▶ EXERCISE OBJECTIVE: Give back every line exactly as it appears, pictures excluded.

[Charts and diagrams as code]

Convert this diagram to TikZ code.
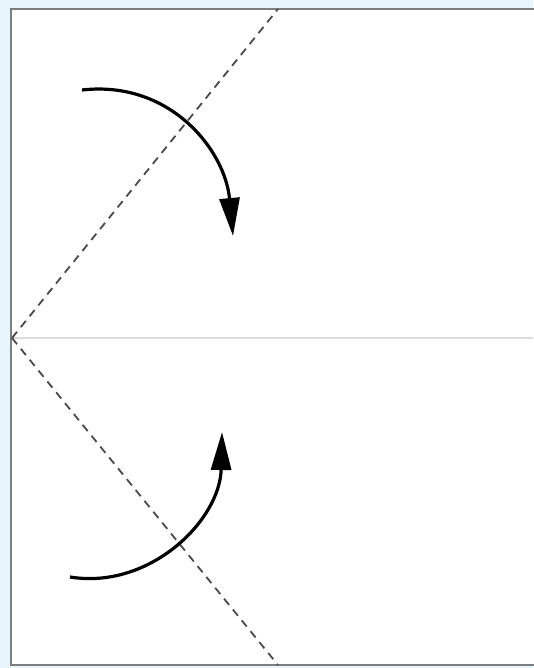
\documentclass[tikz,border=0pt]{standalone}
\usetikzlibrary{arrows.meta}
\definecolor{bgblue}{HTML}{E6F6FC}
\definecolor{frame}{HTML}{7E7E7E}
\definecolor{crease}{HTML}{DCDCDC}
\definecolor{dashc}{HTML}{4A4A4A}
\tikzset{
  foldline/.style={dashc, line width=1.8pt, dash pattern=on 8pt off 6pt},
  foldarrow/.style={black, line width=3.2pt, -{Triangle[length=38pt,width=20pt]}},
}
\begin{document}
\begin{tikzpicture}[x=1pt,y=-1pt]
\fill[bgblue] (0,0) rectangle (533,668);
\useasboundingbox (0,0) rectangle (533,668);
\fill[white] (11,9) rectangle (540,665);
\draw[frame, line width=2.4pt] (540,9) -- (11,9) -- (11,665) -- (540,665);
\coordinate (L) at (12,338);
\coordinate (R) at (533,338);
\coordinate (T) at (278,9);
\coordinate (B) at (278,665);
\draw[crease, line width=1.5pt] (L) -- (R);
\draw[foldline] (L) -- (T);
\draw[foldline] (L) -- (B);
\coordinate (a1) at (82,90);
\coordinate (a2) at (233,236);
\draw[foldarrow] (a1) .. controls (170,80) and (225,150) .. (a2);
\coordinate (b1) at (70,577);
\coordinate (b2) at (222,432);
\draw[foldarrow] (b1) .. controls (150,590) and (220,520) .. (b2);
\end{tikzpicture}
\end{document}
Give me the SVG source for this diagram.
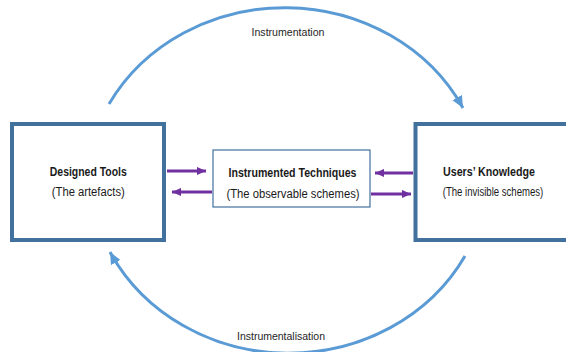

▶ SOLUTION TO THIS PROBLEM:
Convert this diagram to TikZ code.
\documentclass[tikz,border=0pt]{standalone}
\usetikzlibrary{arrows.meta}
\definecolor{bgblue}{HTML}{E6F6FC}
\definecolor{frame}{HTML}{7E7E7E}
\definecolor{crease}{HTML}{DCDCDC}
\definecolor{dashc}{HTML}{4A4A4A}
\tikzset{
  foldline/.style={dashc, line width=1.8pt, dash pattern=on 8pt off 6pt},
  foldarrow/.style={black, line width=3.2pt, -{Triangle[length=38pt,width=20pt]}},
}
\begin{document}
\begin{tikzpicture}[x=1pt,y=-1pt]
\fill[bgblue] (0,0) rectangle (533,668);
\useasboundingbox (0,0) rectangle (533,668);
\fill[white] (11,9) rectangle (540,665);
\draw[frame, line width=2.4pt] (540,9) -- (11,9) -- (11,665) -- (540,665);
\coordinate (L) at (12,338);
\coordinate (R) at (533,338);
\coordinate (T) at (278,9);
\coordinate (B) at (278,665);
\draw[crease, line width=1.5pt] (L) -- (R);
\draw[foldline] (L) -- (T);
\draw[foldline] (L) -- (B);
\coordinate (a1) at (82,90);
\coordinate (a2) at (233,236);
\draw[foldarrow] (a1) .. controls (170,80) and (225,150) .. (a2);
\coordinate (b1) at (70,577);
\coordinate (b2) at (222,432);
\draw[foldarrow] (b1) .. controls (150,590) and (220,520) .. (b2);
\end{tikzpicture}
\end{document}
Give me the SVG source for this diagram.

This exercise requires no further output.